An employer can avoid a lot of the difficulties that their employees (and their supervisors) create for them by supporting the development of a more respectful workplace.
Here are 7 critical suggestions that can assist in that development:
- Provide respectful conduct training for all employees
- Provide training for all employees in how to communicate more effectively in person and via email
- Provide training for all supervisors in conflict management
- Ensure that the company policy on respectful conduct is clearly known within the organization and constantly messaged by the leaders and managers
- Ensure that during new employee orientation, the issue and importance of respectful conduct is messaged effectively
- Ensure that a ‘zero tolerance’ for offensive and disrespectful conduct is maintained
- Ensure that the importance of a respectful workplace is articulated within the strategic plan of the organization
So, did Alice have it right?
Within Carroll’s brilliant work, Alice speaks to the Cheshire Cat about her experiences in Wonderland, and about the characters she has met there.
Alice said to the Cat:
“I don’t think they play at all fairly, and they quarrel so dreadfully one can’t hear oneself speak – and they don’t seem to have any rules in particular; at least, if there are, nobody attends to them.”

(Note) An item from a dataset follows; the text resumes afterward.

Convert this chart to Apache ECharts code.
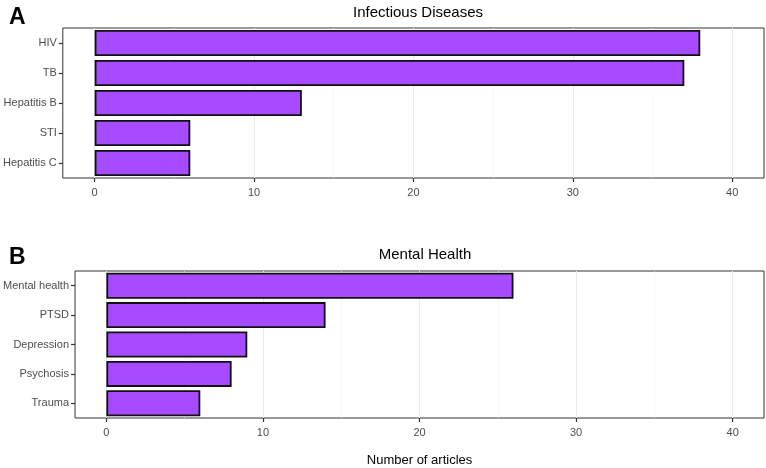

Leaders of organizations must realize that they are responsible for everything that goes on within their walls. A strong company stand on respect, an advertised and promoted policy, and the role modelling of appropriate behavior throughout the company by employees, supervisors, managers and leaders, are all required if the business is going to protect its employees, as well as defend itself from legal liability.